While Garnaut’s draft report won’t make life any easier for Kevin Rudd, Garnaut himself today provided the Government with plenty of ammunition to fire back at the Coalition’s emerging scare campaign on an ETS.

In demolishing the case for further delay, Garnaut laid down a challenge to critics to demonstrate how the ETS would be improved by waiting two years, which the Coalition has yet to articulate (Malcolm Turnbull earlier today was saying it was all about Kevin Rudd’s vanity). The report also squarely addresses the issue of jobs leakage, suggesting export-exposed industries be compensated from revenue – although, as he sarcastically noted, in his consultations he had discovered that virtually every industry in the country claimed to be “trade-exposed.”

He also rejected the suggestion that regions relying on carbon-intensive industries like coal-mining would necessarily suffer under an ETS, saying there were opportunities for for such areas, particularly if emissions-abatement technologies such as geosequestration proved viable (Crikey will host a debate next week on qeosequestration).

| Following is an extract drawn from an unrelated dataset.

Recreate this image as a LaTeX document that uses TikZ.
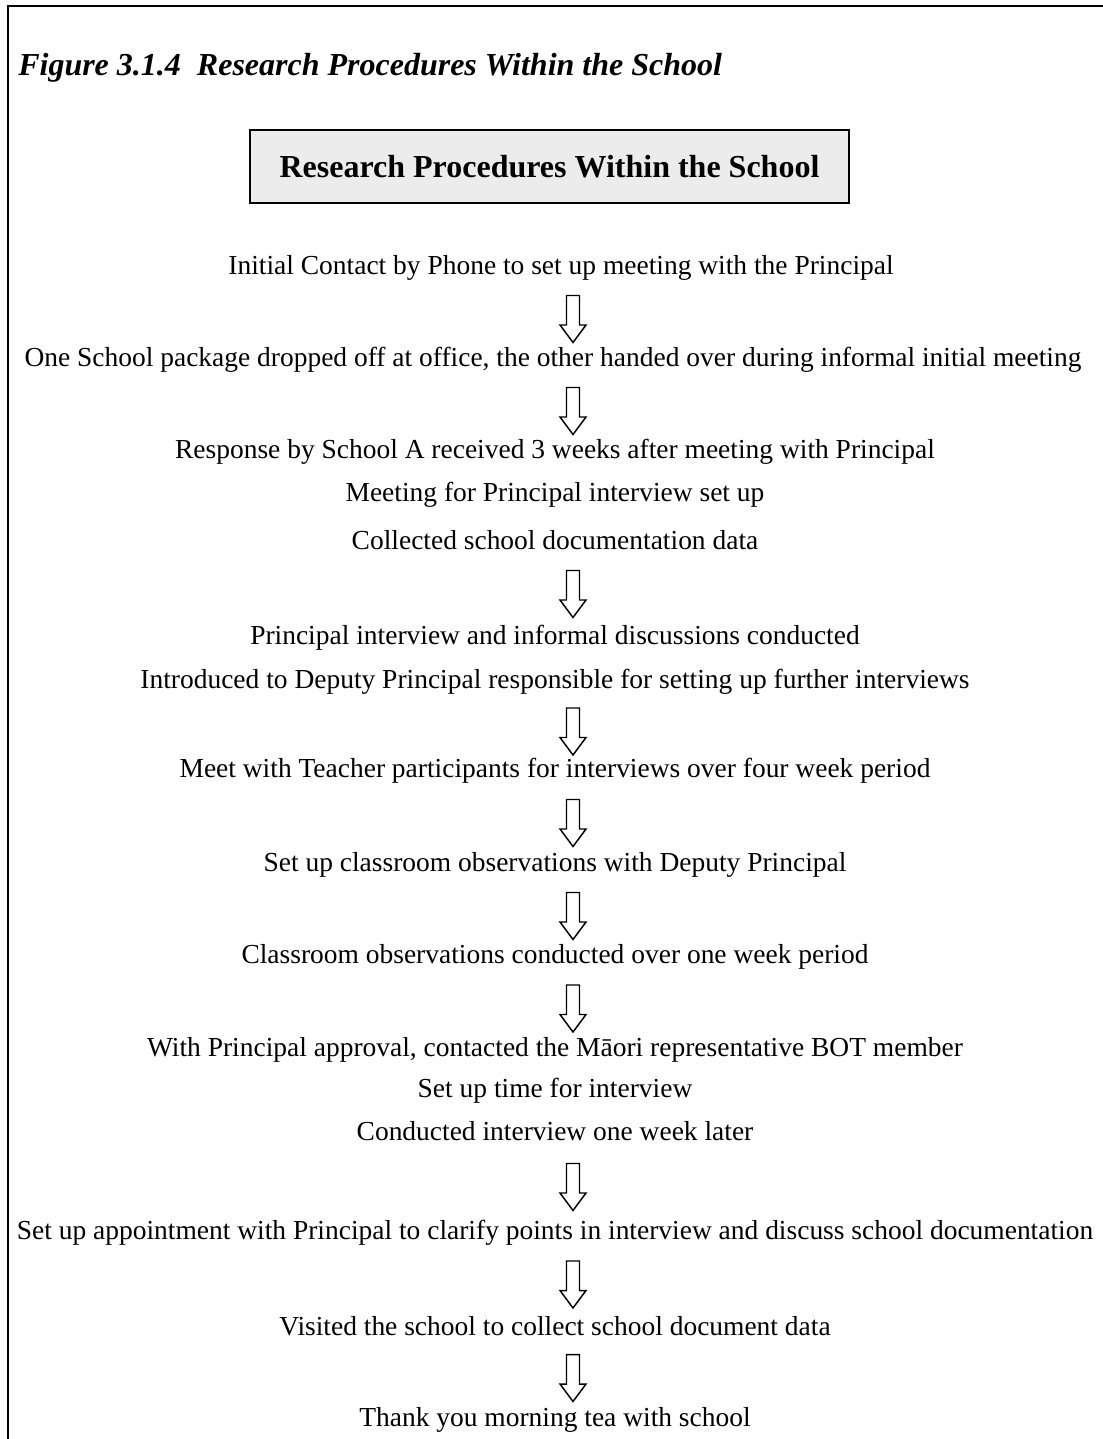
\documentclass[tikz,border=0pt]{standalone}
\usepackage{fontspec}
\setmainfont{Liberation Serif}
\usetikzlibrary{calc}

\begin{document}
\begin{tikzpicture}[
    x=0.75pt, y=-0.75pt,
    steptext/.style={font=\fontsize{20.6}{24}\selectfont},
    figcap/.style={font=\fontsize{24}{28}\selectfont\bfseries\itshape, anchor=west, inner sep=0pt},
    titlebox/.style={draw=black, line width=1.3pt, fill=gray!15, minimum width=449pt, minimum height=55pt, font=\fontsize{24}{28}\selectfont\bfseries},
    frameline/.style={line width=1.5pt, line cap=rect},
    arrowline/.style={draw=black, line width=1.1pt, fill=white, line join=miter},
    pics/flowarrow/.style={code={
        \draw[arrowline] (-6.5,-23.5) -- (6.5,-23.5) -- (6.5,6) -- (13,6) -- (0,23.5) -- (-13,6) -- (-6.5,6) -- cycle;
    }}
]
    \useasboundingbox (0,0) rectangle (1103,1439);

    % Cadre de la figure
    \draw[frameline] (8,1439) -- (8,6) -- (1103,6);

    % Titre
    \node[figcap] (caption) at (18,68) {Figure 3.1.4\ \ Research Procedures Within the School};
    \node[titlebox] (heading) at (549.5,166.5) {Research Procedures Within the School};

    % Etapes
    \node[steptext] (contact) at (561,268) {Initial Contact by Phone to set up meeting with the Principal};
    \node[steptext] (package) at (553,360) {One School package dropped off at office, the other handed over during informal initial meeting};
    \node[steptext] (response) at (555,452) {Response by School A received 3 weeks after meeting with Principal};
    \node[steptext] (meeting) at (555,495) {Meeting for Principal interview set up};
    \node[steptext] (collected) at (555,540) {Collected school documentation data};
    \node[steptext] (interview) at (555,638) {Principal interview and informal discussions conducted};
    \node[steptext] (deputy) at (555,682) {Introduced to Deputy Principal responsible for setting up further interviews};
    \node[steptext] (teachers) at (555,771) {Meet with Teacher participants for interviews over four week period};
    \node[steptext] (setobs) at (555,865) {Set up classroom observations with Deputy Principal};
    \node[steptext] (observations) at (555,957) {Classroom observations conducted over one week period};
    \node[steptext] (approval) at (555,1050) {With Principal approval, contacted the Māori representative BOT member};
    \node[steptext] (settime) at (555,1091) {Set up time for interview};
    \node[steptext] (conducted) at (555,1131) {Conducted interview one week later};
    \node[steptext] (appointment) at (555,1233) {Set up appointment with Principal to clarify points in interview and discuss school documentation};
    \node[steptext] (visited) at (555,1326) {Visited the school to collect school document data};
    \node[steptext] (thanks) at (555,1420) {Thank you morning tea with school};

    % Fleches
    \pic at ($(contact.center -| 573,0)!0.5!(package.center -| 573,0)+(0,5)$) {flowarrow};
    \pic at ($(package.center -| 573,0)!0.5!(response.center -| 573,0)+(0,5)$) {flowarrow};
    \pic at ($(collected.center -| 573,0)!0.5!(interview.center -| 573,0)+(0,5)$) {flowarrow};
    \pic at ($(deputy.center -| 573,0)!0.5!(teachers.center -| 573,0)+(0,5)$) {flowarrow};
    \pic at ($(teachers.center -| 573,0)!0.5!(setobs.center -| 573,0)+(0,5)$) {flowarrow};
    \pic at ($(setobs.center -| 573,0)!0.5!(observations.center -| 573,0)+(0,5)$) {flowarrow};
    \pic at ($(observations.center -| 573,0)!0.5!(approval.center -| 573,0)+(0,5)$) {flowarrow};
    \pic at ($(conducted.center -| 573,0)!0.5!(appointment.center -| 573,0)+(0,5)$) {flowarrow};
    \pic at ($(appointment.center -| 573,0)!0.5!(visited.center -| 573,0)+(0,5)$) {flowarrow};
    \pic at ($(visited.center -| 573,0)!0.5!(thanks.center -| 573,0)+(0,5)$) {flowarrow};

\end{tikzpicture}
\end{document}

But while he presented a deeply-worrying picture of climate change even if we manage to curb our carbon emission significantly, one senses for Garnaut this is simply a more complex, but equally do-able, policy challenge of the type Australia has encountered before. He repeatedly cited his experience working on trade liberalisation in the 1980s, when, he said, there was far less public support than there is for emissions trading, and pointedly referred to the benefits of bipartisanship in the economic reform achievements of the 1980s.

It’s not all good news for the Government. In articulating the case for exempting – temporarily – only agriculture, forestry and waste, Garnaut has removed any wriggle room for the Government to flexibly play the politics of the scheme’s introduction – although economic hardheads like Lindsay Tanner will welcome the rigour Garnaut is demanding. The proposal to direct up to $3b pa into low emissions technology research sits uneasily with the Government’s preference for mandatory renewable energy targets, particularly as Garnaut stresses that an ETS is sufficient to curb emissions unless there is a market failure. Garnaut was also critical in his speech today of “small steps that create the impression of action”, declaring this the worst possible response.

Most problematically for a government that is rumoured to have already decided to reduce fuel excise to offset a carbon price, Garnaut declared himself opposed to that, saying it would send perverse signals and undermine our own efforts to encourage other countries to end fuel subsidisation, and in any event the future price of oil could not be predicted in a scheme intended to operate for decades. His own preference was to compensate households – mainly lower-income households – with revenue from the scheme, particularly if the revenue could replace other revenue from less efficiency taxes.

While this has considerable appeal on the basis of economic efficiency, it is less sellable politically. For whatever reason – possibly because they’re stupid? – many voters will fail to see a link between an increased fuel price and the tax cuts designed to offset that increase. It’s only a couple of months since pensioners were declaring that they “got nothing in the Budget” despite getting $900 extra. As the Howard Government found with the GST, voters don’t value additional income as highly as they value the income lost on new taxes. And yet, as Garnaut notes, there’s no point simply swapping excise for a carbon price, if the point of the ETS is to change behaviour.

But perhaps the biggest benefit of the report will be that in solidly – perhaps even stolidly – arguing the case from anthropogenic climate change through its massive impacts on Australia to the best means to address it and the most efficient means of implementing that, Garnaut will re-focus attention on the Coalition’s retreat into delay and obscurantism. It might even crystallise the growing mood that politicians should stop talking and simply get on with addressing climate change. The Coalition has nothing like the Garnaut Review to back up its case for continuing the inaction that characterised its time in office. And the Government no longer has any excuses, either.